For the majority of her research life, that focus was directed towards studies on physical activity across the lifespan and healthy aging. Now, the research is from the other end of the spectrum.
“It’s called behaviour dynamics. We’ve moved away from looking at everything in isolation, such as how much physical activity do you do, how much sedentary time is in your day, and how much you sleep, because we know that they all interact,” she says. “It’s so easy for me to tell you to not smoke. It’s another thing to tell you how much you should move and how much you should sit, because we don’t know that yet, and that’s what makes it such interesting research.”

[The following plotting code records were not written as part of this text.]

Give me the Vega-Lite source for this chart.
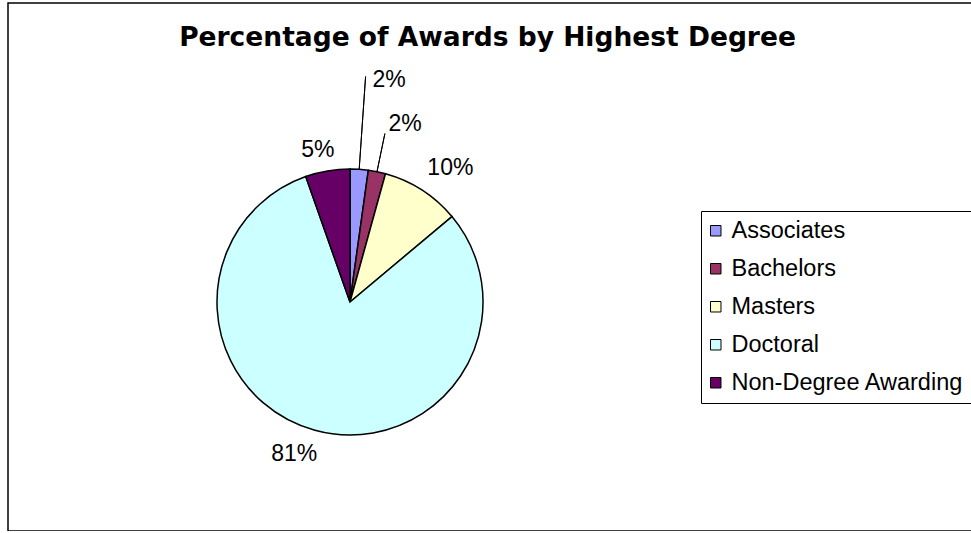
{
  "$schema": "https://vega.github.io/schema/vega-lite/v6.json",
  "width": 975,
  "height": 528,
  "autosize": {"type": "none"},
  "padding": {"left": 8, "top": 3, "right": 0, "bottom": 0},
  "background": "white",
  "view": {"stroke": "#000000", "strokeWidth": 1.5, "fill": "white"},
  "config": {
    "view": {"stroke": "#000000", "strokeWidth": 1.5},
    "font": "Liberation Sans"
  },
  "title": {
    "text": "Percentage of Awards by Highest Degree",
    "font": "DejaVu Sans",
    "fontSize": 26.5,
    "fontWeight": "bold",
    "color": "#000000",
    "anchor": "middle",
    "frame": "group",
    "orient": "top",
    "baseline": "alphabetic",
    "offset": -40,
    "dx": -8,
    "dy": 29
  },
  "data": {
    "values": [
      {"degree": "Associates", "share": 0.022, "rank": 1},
      {"degree": "Bachelors", "share": 0.021, "rank": 2},
      {"degree": "Masters", "share": 0.096, "rank": 3},
      {"degree": "Doctoral", "share": 0.807, "rank": 4},
      {"degree": "Non-Degree Awarding", "share": 0.054, "rank": 5}
    ]
  },
  "encoding": {
    "theta": {"field": "share", "type": "quantitative", "stack": true},
    "order": {"field": "rank", "type": "quantitative"}
  },
  "layer": [
    {
      "mark": {"type": "arc", "x": 342, "y": 299, "radius": 133, "stroke": "#000000", "strokeWidth": 1.5},
      "encoding": {
        "color": {
          "field": "degree",
          "type": "nominal",
          "sort": ["Associates", "Bachelors", "Masters", "Doctoral", "Non-Degree Awarding"],
          "scale": {
            "domain": ["Associates", "Bachelors", "Masters", "Doctoral", "Non-Degree Awarding"],
            "range": ["#9999FF", "#993366", "#FFFFCC", "#CCFFFF", "#660066"]
          },
          "legend": {
            "orient": "none",
            "legendX": 693,
            "legendY": 208,
            "title": null,
            "strokeColor": "#000000",
            "padding": 8,
            "symbolType": "square",
            "symbolSize": 110,
            "symbolOffset": -5,
            "symbolStrokeColor": "#000000",
            "symbolStrokeWidth": 1,
            "symbolOpacity": 1,
            "labelFont": "Liberation Sans",
            "labelFontSize": 23.5,
            "labelColor": "#000000",
            "labelOffset": 4,
            "labelLimit": 400,
            "rowPadding": 13
          }
        }
      }
    },
    {
      "mark": {"type": "arc", "x": 342, "y": 299, "radius": 226, "radius2": 133, "padAngle": 0.3, "fillOpacity": 0, "stroke": "#000000", "strokeWidth": 1},
      "encoding": {
        "strokeOpacity": {"condition": {"test": "datum.rank == 1", "value": 1}, "value": 0}
      }
    },
    {
      "mark": {"type": "arc", "x": 342, "y": 299, "radius": 172, "radius2": 133, "padAngle": 0.3, "fillOpacity": 0, "stroke": "#000000", "strokeWidth": 1},
      "encoding": {
        "strokeOpacity": {"condition": {"test": "datum.rank == 2", "value": 1}, "value": 0}
      }
    },
    {
      "mark": {"type": "text", "x": 342, "y": 299, "radius": 225, "dx": 23.5, "dy": 2.5, "fontSize": 23, "font": "Liberation Sans", "color": "#000000", "align": "center", "baseline": "middle"},
      "encoding": {
        "text": {"condition": {"test": "datum.rank == 1", "field": "share", "type": "quantitative", "format": ".0%"}, "value": ""}
      }
    },
    {
      "mark": {"type": "text", "x": 342, "y": 299, "radius": 183, "dx": 18, "dy": 1, "fontSize": 23, "font": "Liberation Sans", "color": "#000000", "align": "center", "baseline": "middle"},
      "encoding": {
        "text": {"condition": {"test": "datum.rank == 2", "field": "share", "type": "quantitative", "format": ".0%"}, "value": ""}
      }
    },
    {
      "mark": {"type": "text", "x": 342, "y": 299, "radius": 167, "dx": 10, "dy": 6, "fontSize": 23, "font": "Liberation Sans", "color": "#000000", "align": "center", "baseline": "middle"},
      "encoding": {
        "text": {"condition": {"test": "datum.rank == 3", "field": "share", "type": "quantitative", "format": ".0%"}, "value": ""}
      }
    },
    {
      "mark": {"type": "text", "x": 342, "y": 299, "radius": 162, "dx": -13, "dy": -4, "fontSize": 23, "font": "Liberation Sans", "color": "#000000", "align": "center", "baseline": "middle"},
      "encoding": {
        "text": {"condition": {"test": "datum.rank == 4", "field": "share", "type": "quantitative", "format": ".0%"}, "value": ""}
      }
    },
    {
      "mark": {"type": "text", "x": 342, "y": 299, "radius": 155, "dx": -6, "dy": 1, "fontSize": 23, "font": "Liberation Sans", "color": "#000000", "align": "center", "baseline": "middle"},
      "encoding": {
        "text": {"condition": {"test": "datum.rank == 5", "field": "share", "type": "quantitative", "format": ".0%"}, "value": ""}
      }
    }
  ]
}
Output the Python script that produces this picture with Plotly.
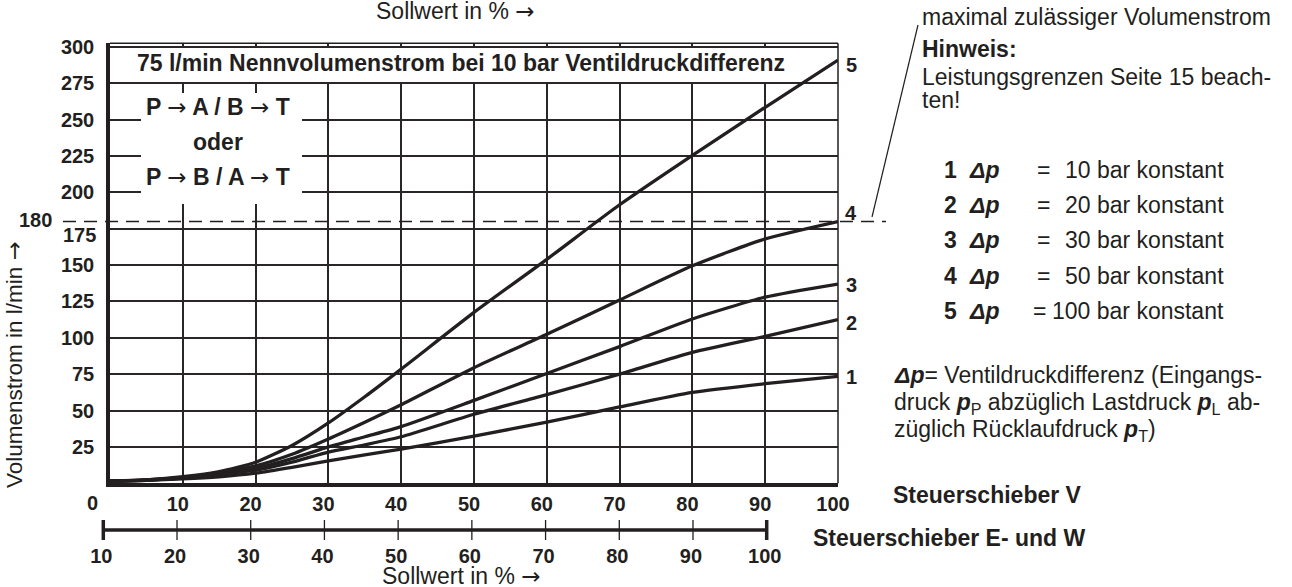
import plotly.graph_objects as go

W, H = 1292, 587
TXT = "#231f20"
BODY = "Liberation Sans, Arial, Helvetica, sans-serif"
NUM = "Liberation Sans Narrow, Arial Narrow, Liberation Sans, sans-serif"
ARROW = '<span style="font-family:DejaVu Sans;font-weight:normal">→</span>'

# ---------------- data ----------------
sollwert = [0, 5, 10, 15, 20, 25, 30, 35, 40, 50, 60, 70, 80, 90, 100]
q_dp10 = [1.5, 2.0, 3.0, 4.5, 7.0, 11.0, 15.5, 19.5, 23.5, 32.5, 42.0, 52.5, 62.5, 68.5, 73.5]
q_dp20 = [1.5, 2.1, 3.5, 6.0, 9.0, 14.5, 21.5, 26.5, 32.0, 47.5, 61.0, 75.0, 90.0, 101.0, 112.5]
q_dp30 = [1.5, 2.2, 3.8, 6.5, 10.3, 17.0, 25.0, 32.0, 39.0, 57.0, 75.5, 94.0, 113.0, 128.0, 137.0]
q_dp50 = [1.5, 2.3, 4.0, 7.5, 12.0, 20.0, 30.5, 42.0, 54.0, 79.5, 102.5, 126.0, 149.5, 168.0, 180.0]
q_dp100 = [1.5, 2.4, 4.5, 8.0, 14.5, 26.0, 41.5, 59.5, 78.5, 117.5, 154.0, 191.5, 225.5, 258.5, 291.0]
curves = [q_dp10, q_dp20, q_dp30, q_dp50, q_dp100]
curve_labels = ["1", "2", "3", "4", "5"]
label_yshift = [-1, -3, -1, 8, -5]

y_ticks = [25, 50, 75, 100, 125, 150, 175, 200, 225, 250, 275, 300]
x_ticks = [10, 20, 30, 40, 50, 60, 70, 80, 90, 100]
x2_ticks = [10, 20, 30, 40, 50, 60, 70, 80, 90, 100]
q_max = 180

legend_dp = ["10", "20", "30", "50", "100"]

# ---------------- geometry helpers (screen px -> paper) ----------------
def px(x):
    return x / W

def py(y):
    return 1 - y / H

X0, X1 = 110, 838
Y_TOP, Y_BOT = 43.3, 483.3
PX_PER_Q = 1.4545

fig = go.Figure()

for q in curves:
    fig.add_trace(go.Scatter(
        x=sollwert, y=q, mode="lines",
        line=dict(color=TXT, width=3.3, shape="spline", smoothing=0.6),
        hoverinfo="skip", showlegend=False))

# secondary scale bar (Steuerschieber E- und W)
fig.add_trace(go.Scatter(x=[x2_ticks[0], x2_ticks[-1]], y=[0, 0], mode="lines",
                         xaxis="x2", yaxis="y2",
                         line=dict(color=TXT, width=3.5), hoverinfo="skip", showlegend=False))
tx, ty = [], []
for v in x2_ticks[1:-1]:
    tx += [v, v, None]
    ty += [-1, 1, None]
fig.add_trace(go.Scatter(x=tx, y=ty, mode="lines", xaxis="x2", yaxis="y2",
                         line=dict(color=TXT, width=1.3), hoverinfo="skip", showlegend=False))
cx, cy = [], []
for v in [x2_ticks[0], x2_ticks[-1]]:
    cx += [v, v, None]
    cy += [-1, 1, None]
fig.add_trace(go.Scatter(x=cx, y=cy, mode="lines", xaxis="x2", yaxis="y2",
                         line=dict(color=TXT, width=3.5), hoverinfo="skip", showlegend=False))

# x2 mapping: s=10 -> px 103.3, s=100 -> px 766.7
s_per_px = 90 / (766.7 - 103.3)
X2_LEFT = 95
x2_range = [10 + (X2_LEFT - 103.3) * s_per_px, 10 + (X1 - 103.3) * s_per_px]

grid_col = "#2a2627"
tick_font = dict(family=NUM, size=20, color=TXT, weight="bold")
fig.update_layout(
    width=W, height=H,
    margin=dict(l=0, r=0, t=0, b=0),
    paper_bgcolor="white", plot_bgcolor="white",
    showlegend=False,
    xaxis=dict(domain=[px(X0), px(X1)], range=[0, 100], automargin=False,
               tickvals=x_ticks, ticktext=[str(v) for v in x_ticks],
               showgrid=True, gridcolor=grid_col, gridwidth=1.5,
               zeroline=False, showline=True, linecolor=TXT, linewidth=4,
               ticks="", ticklabelstandoff=0, ticklabelshift=-5,
               tickfont=tick_font),
    yaxis=dict(domain=[py(Y_BOT), py(Y_TOP)], range=[0, (Y_BOT - Y_TOP) / PX_PER_Q],
               automargin=False,
               tickvals=y_ticks, ticktext=["" if v == 175 else str(v) for v in y_ticks],
               showgrid=True, gridcolor=grid_col, gridwidth=1.5,
               zeroline=False, showline=True, linecolor=TXT, linewidth=3.5,
               ticks="", ticklabelstandoff=8,
               tickfont=tick_font),
    xaxis2=dict(domain=[px(X2_LEFT), px(X1)], range=x2_range, anchor="y2", automargin=False,
                tickvals=x2_ticks, showgrid=False, zeroline=False, showline=False,
                ticks="", ticklabelstandoff=0, ticklabelshift=-2,
                tickfont=tick_font),
    yaxis2=dict(domain=[py(542), py(518)], range=[-1.2, 1.2], anchor="x2",
                visible=False, automargin=False),
)

shapes = []
# white boxes behind the texts
shapes.append(dict(type="rect", xref="paper", yref="paper", x0=px(141), x1=px(782),
                   y0=py(82), y1=py(48), fillcolor="white", line=dict(width=0), layer="above"))
shapes.append(dict(type="rect", xref="paper", yref="paper", x0=px(141), x1=px(302),
                   y0=py(204), y1=py(93), fillcolor="white", line=dict(width=0), layer="above"))
# thin top and right border of the plot
shapes.append(dict(type="line", xref="paper", yref="paper", x0=px(X0), x1=px(X1),
                   y0=py(Y_TOP), y1=py(Y_TOP), line=dict(color=TXT, width=1.5), layer="above"))
shapes.append(dict(type="line", xref="paper", yref="paper", x0=px(X1), x1=px(X1),
                   y0=py(Y_TOP), y1=py(Y_BOT), line=dict(color=TXT, width=1.5), layer="above"))
# maximal zulaessiger Volumenstrom (dashed)
shapes.append(dict(type="line", xref="paper", yref="paper", x0=px(63), x1=px(886),
                   y0=py(Y_BOT - q_max * PX_PER_Q), y1=py(Y_BOT - q_max * PX_PER_Q),
                   line=dict(color=TXT, width=1.6, dash="13px,8px"), layer="above"))
# leader line
shapes.append(dict(type="line", xref="paper", yref="paper", x0=px(872), y0=py(217), x1=px(918), y1=py(25),
                   line=dict(color=TXT, width=1.2), layer="above"))
fig.update_layout(shapes=shapes)

ann = []

def add(text, x, y, size=23, family=BODY, xanchor="left", yanchor="middle", **kw):
    d = dict(text=text, x=px(x), y=py(y), xref="paper", yref="paper", showarrow=False,
             xanchor=xanchor, yanchor=yanchor, borderpad=0,
             font=dict(family=family, size=size, color=TXT))
    d.update(kw)
    ann.append(d)

# axis titles
add("Sollwert in % " + ARROW, 455, 11, xanchor="center")
add("Sollwert in % " + ARROW, 461, 576, xanchor="center")
add("Volumenstrom in l/min " + ARROW, 14, 365, size=22.5, xanchor="center", textangle=-90)

# chart texts
add("<b>75 l/min Nennvolumenstrom bei 10 bar Ventildruckdifferenz</b>", 461, 63, xanchor="center")
add("<b>P " + ARROW + " A / B " + ARROW + " T</b>", 218, 107, xanchor="center")
add("<b>oder</b>", 218, 142, xanchor="center")
add("<b>P " + ARROW + " B / A " + ARROW + " T</b>", 218, 177, xanchor="center")

# special labels on the axes
add("<b>180</b>", 53, 220, size=20, family=NUM, xanchor="right")
add("<b>175</b>", 97, 235, size=20, family=NUM, xanchor="right")
add("<b>0</b>", 92, 503, size=20, family=NUM, xanchor="center")

# curve end labels
for q, lab, ys in zip(curves, curve_labels, label_yshift):
    ann.append(dict(text="<b>" + lab + "</b>", x=100, y=q[-1], xref="x", yref="y",
                    xshift=13, yshift=ys, showarrow=False, xanchor="center", yanchor="middle",
                    font=dict(family=NUM, size=20, color=TXT)))

# right-hand notes
add("maximal zulässiger Volumenstrom", 921, 17)
add("<b>Hinweis:</b>", 921, 49)
add("Leistungsgrenzen Seite 15 beach-", 921, 77)
add("ten!", 921, 100)

rows_y = [170, 205, 240, 276, 311]
for lab, dp, yy in zip(curve_labels, legend_dp, rows_y):
    add("<b>" + lab + "</b>", 951, yy, xanchor="center")
    add("<b><i>Δp</i></b>", 968, yy)
    add("=", 1039 if dp == "100" else 1043, yy, xanchor="center")
    add(dp + " bar konstant", 1225, yy, xanchor="right")

add("<b><i>Δp</i></b>= Ventildruckdifferenz (Eingangs-", 893, 375)
add("druck <b><i>p</i></b><sub>P</sub> abzüglich Lastdruck <b><i>p</i></b><sub>L</sub> ab-", 893, 403)
add("züglich Rücklaufdruck <b><i>p</i></b><sub>T</sub>)", 893, 430)

add("<b>Steuerschieber V</b>", 892, 495)
add("<b>Steuerschieber E- und W</b>", 812, 538)

fig.update_layout(annotations=ann)
fig.write_html("out.html", config={"displayModeBar": False},
               post_script="document.body.style.margin='0';document.body.style.overflow='hidden';")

Copeland is active, a long distance runner who has competed in seven marathons and five ultra-marathons and who has run as far as 100 kilometres in a race. Being in great physical condition though doesn’t preclude her from worrying about how much time she sits in her office when she’s not on the running trail – hence the stand-up desk.
“We have been trying to get people to be active for decades and physical activity levels have not really improved,” she says, citing studies that say only 15 per cent of Canadians get 30 minutes per day of moderate to vigorous activity.
“We're not making much headway in terms of getting people moving, so maybe we need to think about another strategy, such as trying to sit less. If you're not going to do any vigorous physical activity, what if you get more light activity throughout your day? Are you better off if you stand a bit more, or maybe walk around a bit more? Research is suggesting that you are.”
Get up and get moving has never seemed so relevant.